*Information supplied*.
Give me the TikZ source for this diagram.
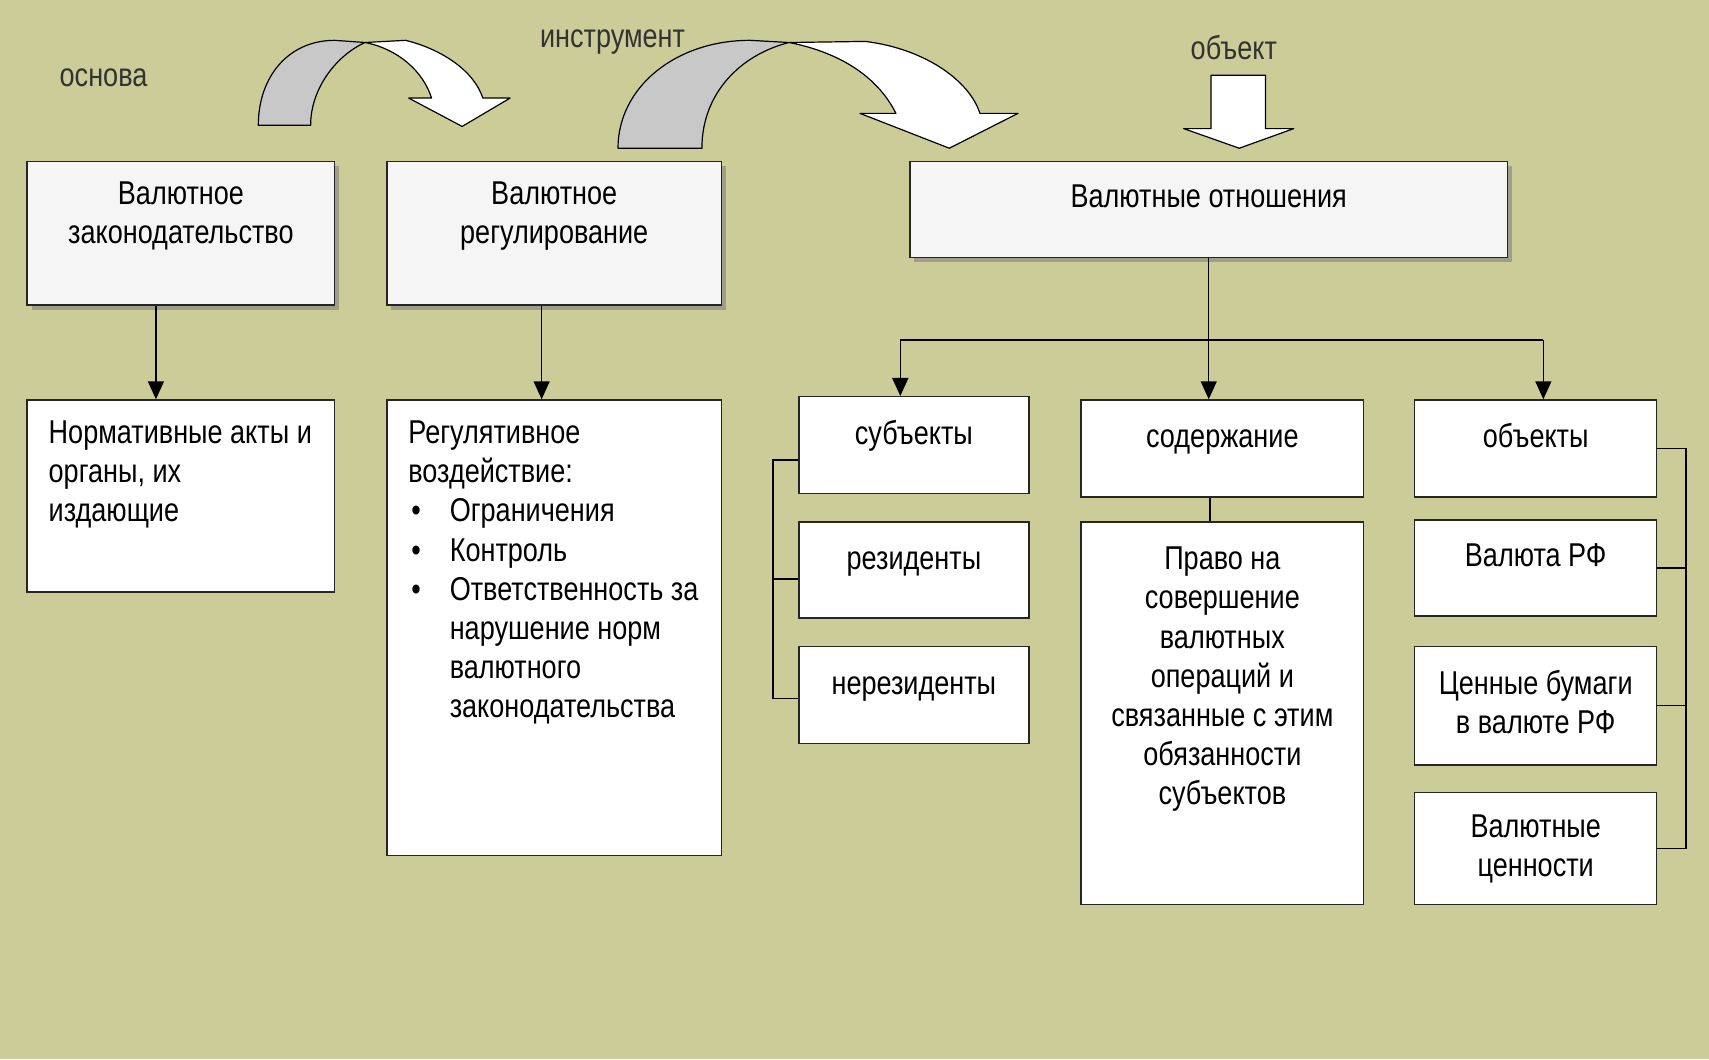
\documentclass[tikz,border=0pt]{standalone}
\usepackage{fontspec}
\setmainfont{Liberation Sans}[FakeStretch=0.82]
\usetikzlibrary{positioning,shadows,arrows.meta}
\definecolor{bgolive}{RGB}{204,204,153}
\definecolor{backgrey}{RGB}{200,200,200}
\definecolor{headfill}{RGB}{245,245,245}
\newcommand{\bitem}{\hspace*{1.5pt}\makebox[19.2pt][l]{\textbullet}}
\newcommand{\bindent}{\hspace*{20.7pt}}
\tikzset{
  box/.style={draw=black!85, line width=0.75pt, fill=white, inner sep=0pt},
  headbox/.style={box, fill=headfill, drop shadow={shadow xshift=2.2pt, shadow yshift=-2.2pt, fill=black!50, opacity=0.6}},
  boxtext/.style={font=\fontsize{16.5}{19.6}\selectfont, align=center, inner sep=0pt, execute at begin node=\strut},
  lbl/.style={font=\fontsize{16.5}{19.6}\selectfont, text=black!80, inner sep=0pt},
  arr/.style={line width=0.75pt, -{Triangle[width=8pt,length=9pt]}},
  link/.style={line width=0.75pt},
  blockarrow/.style={draw=black, line width=0.6pt, line join=round},
}

\begin{document}
\begin{tikzpicture}[x=0.545pt, y=-0.545pt]
  %%%%% background %%%%%
  \useasboundingbox (0,0) rectangle (1568,972);
  \fill[bgolive] (0,0) rectangle (1568,972);

  %%%%% labels and block arrows %%%%%
  \node[lbl] (osnova) at (95,71) {основа};
  \node[lbl] (instr) at (562,39) {инструмент};
  \node[lbl] (obekt) at (1132,44) {объект};

  \draw[blockarrow, fill=backgrey] (237,115) .. controls (237,70) and (265,37) .. (307,37) -- (335,39) .. controls (310,50) and (285,80) .. (285,115) -- cycle;
  \draw[blockarrow, fill=white] (335,39) -- (372,37) .. controls (405,45) and (435,65) .. (443,90) -- (468,90) -- (424,116) -- (375,90) -- (396,90) .. controls (388,65) and (365,45) .. (335,39) -- cycle;

  \draw[blockarrow, fill=backgrey] (567,136) .. controls (567,80) and (620,37) .. (688,37) -- (724,39) .. controls (680,50) and (644,85) .. (644,136) -- cycle;
  \draw[blockarrow, fill=white] (724,39) -- (794,38) .. controls (850,45) and (890,75) .. (899,104) -- (934,104) -- (871,136) -- (789,104) -- (822,104) .. controls (805,70) and (770,48) .. (724,39) -- cycle;

  \draw[blockarrow, fill=white] (1111,69) -- (1161,69) -- (1161,118) -- (1187,118) -- (1137,136) -- (1086,118) -- (1111,118) -- cycle;

  %%%%% top row %%%%%
  \node[headbox, minimum width=153.7pt, minimum height=71.9pt] (zak) at (166,214) {};
  \node[boxtext, below=10.4pt of zak.north] (zak-t) {Валютное\\законодательство};
  \node[headbox, minimum width=167.3pt, minimum height=71.9pt] (reg) at (508.5,214) {};
  \node[boxtext, below=10.4pt of reg.north] (reg-t) {Валютное\\регулирование};
  \node[headbox, minimum width=298.7pt, minimum height=48pt] (rel) at (1109,192) {};
  \node[boxtext, below=9.8pt of rel.north] (rel-t) {Валютные отношения};

  %%%%% left column %%%%%
  \node[box, minimum width=153.7pt, minimum height=95.9pt] (norm) at (166,455) {};
  \node[boxtext, align=left, below right=10.6pt and 10.9pt of norm.north west] (norm-t) {Нормативные акты и\\органы, их\\издающие};
  \node[box, minimum width=167.3pt, minimum height=227.8pt] (rv) at (508.5,576) {};
  \node[boxtext, align=left, below right=10.6pt and 10.9pt of rv.north west] (rv-t) {Регулятивное\\воздействие:\\\bitem Ограничения\\\bitem Контроль\\\bitem Ответственность за\\\bindent нарушение норм\\\bindent валютного\\\bindent законодательства};

  %%%%% subjects %%%%%
  \node[box, minimum width=115pt, minimum height=48.5pt] (subj) at (838.5,408.5) {};
  \node[boxtext, below=10.4pt of subj.north] (subj-t) {субъекты};
  \node[box, minimum width=115pt, minimum height=48pt] (rez) at (838.5,523) {};
  \node[boxtext, below=10.4pt of rez.north] (rez-t) {резиденты};
  \node[box, minimum width=115pt, minimum height=48.5pt] (nerez) at (838.5,637.5) {};
  \node[boxtext, below=10.4pt of nerez.north] (nerez-t) {нерезиденты};

  %%%%% content %%%%%
  \node[box, minimum width=141.2pt, minimum height=48.5pt] (soder) at (1121.5,411.5) {};
  \node[boxtext, below=10.4pt of soder.north] (soder-t) {содержание};
  \node[box, minimum width=141.2pt, minimum height=191.3pt] (pravo) at (1121.5,654.5) {};
  \node[boxtext, below=12.6pt of pravo.north] (pravo-t) {Право на\\совершение\\валютных\\операций и\\связанные с этим\\обязанности\\субъектов};

  %%%%% objects %%%%%
  \node[box, minimum width=121pt, minimum height=48.5pt] (obj) at (1409,411.5) {};
  \node[boxtext, below=10.4pt of obj.north] (obj-t) {объекты};
  \node[box, minimum width=121pt, minimum height=48pt] (valrf) at (1409,521) {};
  \node[boxtext, below=10pt of valrf.north] (valrf-t) {Валюта РФ};
  \node[box, minimum width=121pt, minimum height=59.4pt] (cen) at (1409,647.5) {};
  \node[boxtext, below=12pt of cen.north] (cen-t) {Ценные бумаги\\в валюте РФ};
  \node[box, minimum width=121pt, minimum height=56.1pt] (valcen) at (1409,778.5) {};
  \node[boxtext, below=11.4pt of valcen.north] (valcen-t) {Валютные\\ценности};

  %%%%% connectors %%%%%
  \draw[arr] ([xshift=-12.5pt]zak.south) -- ([xshift=-12.5pt]zak.south |- norm.north);
  \draw[arr] ([xshift=-6.3pt]reg.south) -- ([xshift=-6.3pt]reg.south |- rv.north);

  \coordinate (forkL) at (826,312);
  \coordinate (forkR) at (1416,312);
  \draw[link] (rel.south) -- (rel.south |- forkL);
  \draw[link] (forkL) -- (forkR);
  \draw[arr] (forkL) -- (forkL |- subj.north);
  \draw[arr] (rel.south |- forkL) -- (rel.south |- soder.north);
  \draw[arr] (forkR) -- (forkR |- obj.north);
  \draw[link] ([xshift=-6.3pt]soder.south) -- ([xshift=-6.3pt]soder.south |- pravo.north);

  \draw[link] ([yshift=-7.4pt]subj.west) -- ++(-12.5pt,0) |- ([yshift=-1.9pt]nerez.west);
  \draw[link] ([yshift=-4.6pt]rez.west) -- ++(-12.5pt,0);

  \draw[link] (obj.east) -- ++(14.2pt,0) |- (valcen.east);
  \draw[link] (valrf.east) -- ++(14.2pt,0);
  \draw[link] (cen.east) -- ++(14.2pt,0);
\end{tikzpicture}
\end{document}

*Exercise prompt*.
Reproduce the material in its entirety and word for word, without the pictures.

*Output for this task*.
Give me the TikZ source for this diagram.
\documentclass[tikz,border=0pt]{standalone}
\usepackage{fontspec}
\setmainfont{Liberation Sans}[FakeStretch=0.82]
\usetikzlibrary{positioning,shadows,arrows.meta}
\definecolor{bgolive}{RGB}{204,204,153}
\definecolor{backgrey}{RGB}{200,200,200}
\definecolor{headfill}{RGB}{245,245,245}
\newcommand{\bitem}{\hspace*{1.5pt}\makebox[19.2pt][l]{\textbullet}}
\newcommand{\bindent}{\hspace*{20.7pt}}
\tikzset{
  box/.style={draw=black!85, line width=0.75pt, fill=white, inner sep=0pt},
  headbox/.style={box, fill=headfill, drop shadow={shadow xshift=2.2pt, shadow yshift=-2.2pt, fill=black!50, opacity=0.6}},
  boxtext/.style={font=\fontsize{16.5}{19.6}\selectfont, align=center, inner sep=0pt, execute at begin node=\strut},
  lbl/.style={font=\fontsize{16.5}{19.6}\selectfont, text=black!80, inner sep=0pt},
  arr/.style={line width=0.75pt, -{Triangle[width=8pt,length=9pt]}},
  link/.style={line width=0.75pt},
  blockarrow/.style={draw=black, line width=0.6pt, line join=round},
}

\begin{document}
\begin{tikzpicture}[x=0.545pt, y=-0.545pt]
  %%%%% background %%%%%
  \useasboundingbox (0,0) rectangle (1568,972);
  \fill[bgolive] (0,0) rectangle (1568,972);

  %%%%% labels and block arrows %%%%%
  \node[lbl] (osnova) at (95,71) {основа};
  \node[lbl] (instr) at (562,39) {инструмент};
  \node[lbl] (obekt) at (1132,44) {объект};

  \draw[blockarrow, fill=backgrey] (237,115) .. controls (237,70) and (265,37) .. (307,37) -- (335,39) .. controls (310,50) and (285,80) .. (285,115) -- cycle;
  \draw[blockarrow, fill=white] (335,39) -- (372,37) .. controls (405,45) and (435,65) .. (443,90) -- (468,90) -- (424,116) -- (375,90) -- (396,90) .. controls (388,65) and (365,45) .. (335,39) -- cycle;

  \draw[blockarrow, fill=backgrey] (567,136) .. controls (567,80) and (620,37) .. (688,37) -- (724,39) .. controls (680,50) and (644,85) .. (644,136) -- cycle;
  \draw[blockarrow, fill=white] (724,39) -- (794,38) .. controls (850,45) and (890,75) .. (899,104) -- (934,104) -- (871,136) -- (789,104) -- (822,104) .. controls (805,70) and (770,48) .. (724,39) -- cycle;

  \draw[blockarrow, fill=white] (1111,69) -- (1161,69) -- (1161,118) -- (1187,118) -- (1137,136) -- (1086,118) -- (1111,118) -- cycle;

  %%%%% top row %%%%%
  \node[headbox, minimum width=153.7pt, minimum height=71.9pt] (zak) at (166,214) {};
  \node[boxtext, below=10.4pt of zak.north] (zak-t) {Валютное\\законодательство};
  \node[headbox, minimum width=167.3pt, minimum height=71.9pt] (reg) at (508.5,214) {};
  \node[boxtext, below=10.4pt of reg.north] (reg-t) {Валютное\\регулирование};
  \node[headbox, minimum width=298.7pt, minimum height=48pt] (rel) at (1109,192) {};
  \node[boxtext, below=9.8pt of rel.north] (rel-t) {Валютные отношения};

  %%%%% left column %%%%%
  \node[box, minimum width=153.7pt, minimum height=95.9pt] (norm) at (166,455) {};
  \node[boxtext, align=left, below right=10.6pt and 10.9pt of norm.north west] (norm-t) {Нормативные акты и\\органы, их\\издающие};
  \node[box, minimum width=167.3pt, minimum height=227.8pt] (rv) at (508.5,576) {};
  \node[boxtext, align=left, below right=10.6pt and 10.9pt of rv.north west] (rv-t) {Регулятивное\\воздействие:\\\bitem Ограничения\\\bitem Контроль\\\bitem Ответственность за\\\bindent нарушение норм\\\bindent валютного\\\bindent законодательства};

  %%%%% subjects %%%%%
  \node[box, minimum width=115pt, minimum height=48.5pt] (subj) at (838.5,408.5) {};
  \node[boxtext, below=10.4pt of subj.north] (subj-t) {субъекты};
  \node[box, minimum width=115pt, minimum height=48pt] (rez) at (838.5,523) {};
  \node[boxtext, below=10.4pt of rez.north] (rez-t) {резиденты};
  \node[box, minimum width=115pt, minimum height=48.5pt] (nerez) at (838.5,637.5) {};
  \node[boxtext, below=10.4pt of nerez.north] (nerez-t) {нерезиденты};

  %%%%% content %%%%%
  \node[box, minimum width=141.2pt, minimum height=48.5pt] (soder) at (1121.5,411.5) {};
  \node[boxtext, below=10.4pt of soder.north] (soder-t) {содержание};
  \node[box, minimum width=141.2pt, minimum height=191.3pt] (pravo) at (1121.5,654.5) {};
  \node[boxtext, below=12.6pt of pravo.north] (pravo-t) {Право на\\совершение\\валютных\\операций и\\связанные с этим\\обязанности\\субъектов};

  %%%%% objects %%%%%
  \node[box, minimum width=121pt, minimum height=48.5pt] (obj) at (1409,411.5) {};
  \node[boxtext, below=10.4pt of obj.north] (obj-t) {объекты};
  \node[box, minimum width=121pt, minimum height=48pt] (valrf) at (1409,521) {};
  \node[boxtext, below=10pt of valrf.north] (valrf-t) {Валюта РФ};
  \node[box, minimum width=121pt, minimum height=59.4pt] (cen) at (1409,647.5) {};
  \node[boxtext, below=12pt of cen.north] (cen-t) {Ценные бумаги\\в валюте РФ};
  \node[box, minimum width=121pt, minimum height=56.1pt] (valcen) at (1409,778.5) {};
  \node[boxtext, below=11.4pt of valcen.north] (valcen-t) {Валютные\\ценности};

  %%%%% connectors %%%%%
  \draw[arr] ([xshift=-12.5pt]zak.south) -- ([xshift=-12.5pt]zak.south |- norm.north);
  \draw[arr] ([xshift=-6.3pt]reg.south) -- ([xshift=-6.3pt]reg.south |- rv.north);

  \coordinate (forkL) at (826,312);
  \coordinate (forkR) at (1416,312);
  \draw[link] (rel.south) -- (rel.south |- forkL);
  \draw[link] (forkL) -- (forkR);
  \draw[arr] (forkL) -- (forkL |- subj.north);
  \draw[arr] (rel.south |- forkL) -- (rel.south |- soder.north);
  \draw[arr] (forkR) -- (forkR |- obj.north);
  \draw[link] ([xshift=-6.3pt]soder.south) -- ([xshift=-6.3pt]soder.south |- pravo.north);

  \draw[link] ([yshift=-7.4pt]subj.west) -- ++(-12.5pt,0) |- ([yshift=-1.9pt]nerez.west);
  \draw[link] ([yshift=-4.6pt]rez.west) -- ++(-12.5pt,0);

  \draw[link] (obj.east) -- ++(14.2pt,0) |- (valcen.east);
  \draw[link] (valrf.east) -- ++(14.2pt,0);
  \draw[link] (cen.east) -- ++(14.2pt,0);
\end{tikzpicture}
\end{document}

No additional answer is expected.